What is required — Report every line below that holds the word "this".

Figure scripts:

* start *

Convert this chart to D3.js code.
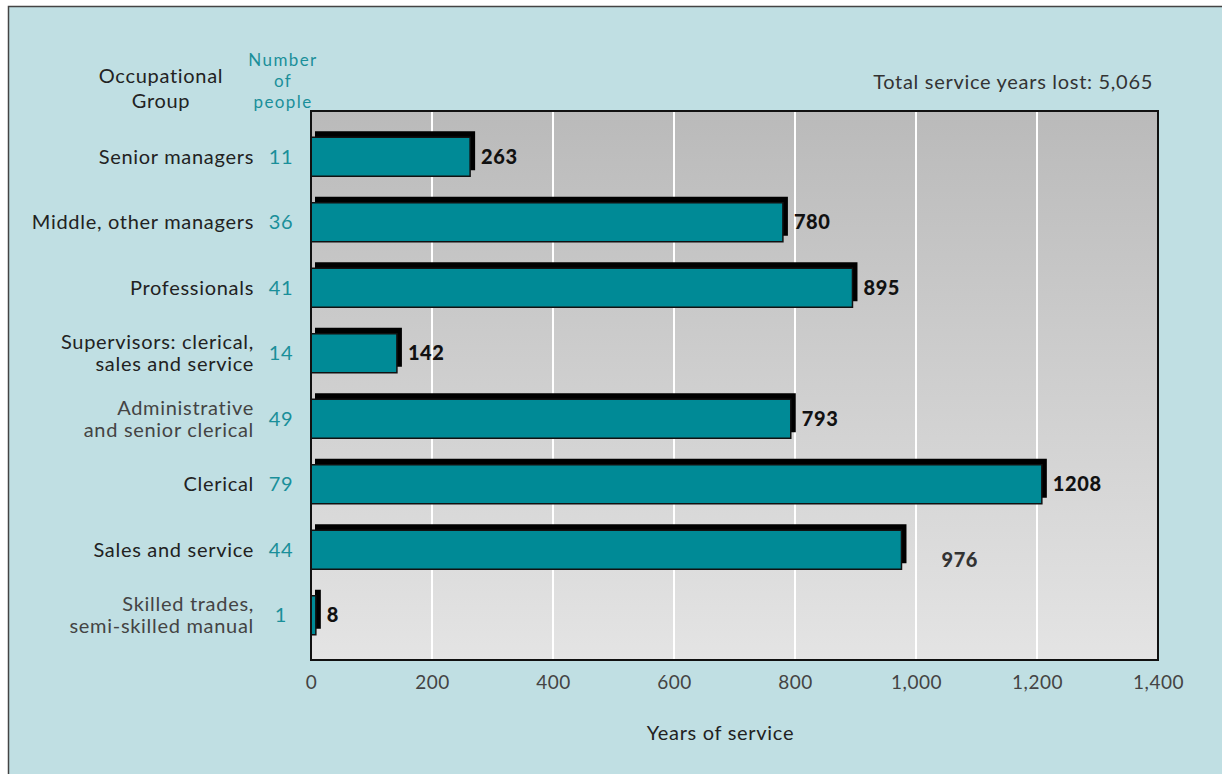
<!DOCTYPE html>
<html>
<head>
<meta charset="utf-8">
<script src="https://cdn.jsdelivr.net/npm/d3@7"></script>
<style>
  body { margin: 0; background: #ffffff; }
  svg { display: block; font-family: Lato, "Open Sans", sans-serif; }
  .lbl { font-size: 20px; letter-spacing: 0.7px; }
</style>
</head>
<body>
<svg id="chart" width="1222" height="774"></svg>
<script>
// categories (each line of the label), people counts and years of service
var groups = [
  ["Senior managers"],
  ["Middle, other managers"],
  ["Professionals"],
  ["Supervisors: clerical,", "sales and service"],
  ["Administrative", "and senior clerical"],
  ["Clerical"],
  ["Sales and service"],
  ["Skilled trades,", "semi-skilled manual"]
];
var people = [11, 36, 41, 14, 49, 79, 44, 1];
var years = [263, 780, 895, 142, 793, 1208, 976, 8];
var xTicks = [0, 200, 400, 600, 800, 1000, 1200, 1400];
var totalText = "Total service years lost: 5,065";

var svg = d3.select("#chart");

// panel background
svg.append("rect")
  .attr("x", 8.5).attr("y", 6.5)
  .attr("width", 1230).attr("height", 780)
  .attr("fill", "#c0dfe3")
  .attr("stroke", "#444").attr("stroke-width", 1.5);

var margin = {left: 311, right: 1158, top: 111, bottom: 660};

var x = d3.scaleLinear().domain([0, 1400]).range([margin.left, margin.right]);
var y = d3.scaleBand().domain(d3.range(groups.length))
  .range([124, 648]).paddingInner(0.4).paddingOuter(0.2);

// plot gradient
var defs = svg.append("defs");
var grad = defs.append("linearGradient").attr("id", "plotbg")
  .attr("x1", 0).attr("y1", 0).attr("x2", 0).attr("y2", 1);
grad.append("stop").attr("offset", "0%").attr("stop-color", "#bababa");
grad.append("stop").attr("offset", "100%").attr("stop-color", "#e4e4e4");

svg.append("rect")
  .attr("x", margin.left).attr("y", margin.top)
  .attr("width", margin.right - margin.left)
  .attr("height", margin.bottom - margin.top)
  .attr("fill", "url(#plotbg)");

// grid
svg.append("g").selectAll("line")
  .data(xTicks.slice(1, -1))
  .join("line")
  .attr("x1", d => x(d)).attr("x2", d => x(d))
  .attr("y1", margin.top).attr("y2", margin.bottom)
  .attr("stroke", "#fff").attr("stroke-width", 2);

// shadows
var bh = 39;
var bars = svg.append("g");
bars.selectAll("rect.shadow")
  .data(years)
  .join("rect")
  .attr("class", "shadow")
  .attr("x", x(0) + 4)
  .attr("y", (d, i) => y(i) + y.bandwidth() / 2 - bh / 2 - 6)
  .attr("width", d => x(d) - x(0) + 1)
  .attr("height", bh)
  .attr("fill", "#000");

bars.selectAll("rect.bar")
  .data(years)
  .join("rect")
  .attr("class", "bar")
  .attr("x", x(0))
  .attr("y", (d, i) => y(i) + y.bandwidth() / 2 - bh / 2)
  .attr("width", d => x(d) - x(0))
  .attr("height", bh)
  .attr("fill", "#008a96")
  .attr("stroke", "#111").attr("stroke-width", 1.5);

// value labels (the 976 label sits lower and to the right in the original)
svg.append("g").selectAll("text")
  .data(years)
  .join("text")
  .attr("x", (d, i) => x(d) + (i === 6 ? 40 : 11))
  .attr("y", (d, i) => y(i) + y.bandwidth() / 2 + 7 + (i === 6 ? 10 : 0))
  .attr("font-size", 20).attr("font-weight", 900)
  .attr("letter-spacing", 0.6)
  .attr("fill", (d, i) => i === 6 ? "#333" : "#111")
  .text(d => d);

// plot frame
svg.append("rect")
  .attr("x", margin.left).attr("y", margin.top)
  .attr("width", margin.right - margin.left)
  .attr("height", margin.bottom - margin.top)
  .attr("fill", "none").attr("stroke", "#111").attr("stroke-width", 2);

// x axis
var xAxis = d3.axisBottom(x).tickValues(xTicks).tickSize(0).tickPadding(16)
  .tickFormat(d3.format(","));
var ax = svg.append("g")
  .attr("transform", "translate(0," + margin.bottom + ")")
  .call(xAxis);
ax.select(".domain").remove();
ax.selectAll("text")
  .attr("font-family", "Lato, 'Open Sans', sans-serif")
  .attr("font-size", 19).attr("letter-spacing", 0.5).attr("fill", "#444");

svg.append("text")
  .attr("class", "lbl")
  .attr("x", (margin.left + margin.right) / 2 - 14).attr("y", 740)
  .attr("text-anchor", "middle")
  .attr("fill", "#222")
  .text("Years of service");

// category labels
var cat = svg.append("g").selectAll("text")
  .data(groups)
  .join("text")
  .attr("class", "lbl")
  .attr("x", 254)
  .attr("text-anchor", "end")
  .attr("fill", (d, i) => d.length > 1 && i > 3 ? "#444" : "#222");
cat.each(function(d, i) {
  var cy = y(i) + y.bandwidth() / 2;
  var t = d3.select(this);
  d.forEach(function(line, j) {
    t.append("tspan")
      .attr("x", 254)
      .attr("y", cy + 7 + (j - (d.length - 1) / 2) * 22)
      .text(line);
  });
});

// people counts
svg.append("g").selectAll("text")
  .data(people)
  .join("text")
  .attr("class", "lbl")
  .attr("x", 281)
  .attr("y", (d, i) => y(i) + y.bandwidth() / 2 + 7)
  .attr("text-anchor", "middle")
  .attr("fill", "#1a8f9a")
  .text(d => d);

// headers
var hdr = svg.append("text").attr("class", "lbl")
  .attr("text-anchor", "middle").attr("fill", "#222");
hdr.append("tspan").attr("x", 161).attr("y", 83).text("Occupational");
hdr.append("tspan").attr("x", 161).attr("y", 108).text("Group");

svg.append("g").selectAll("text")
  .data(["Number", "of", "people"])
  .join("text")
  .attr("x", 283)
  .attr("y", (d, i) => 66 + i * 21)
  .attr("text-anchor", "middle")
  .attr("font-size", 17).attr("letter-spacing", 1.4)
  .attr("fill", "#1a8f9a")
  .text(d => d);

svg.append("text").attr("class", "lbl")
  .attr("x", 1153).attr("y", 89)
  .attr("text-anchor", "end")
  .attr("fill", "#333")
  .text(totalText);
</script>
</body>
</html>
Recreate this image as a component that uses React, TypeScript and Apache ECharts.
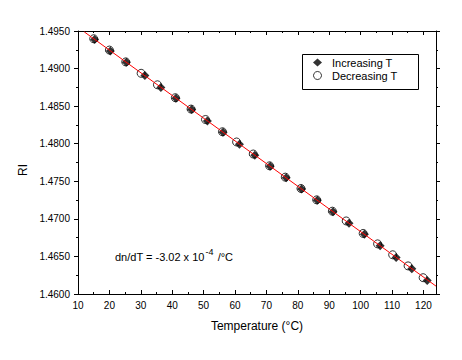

* end *

Output —
Convert this chart to D3.js code.
  var t = d3.select(this);
Recreate this image as a component that uses React, TypeScript and Apache ECharts.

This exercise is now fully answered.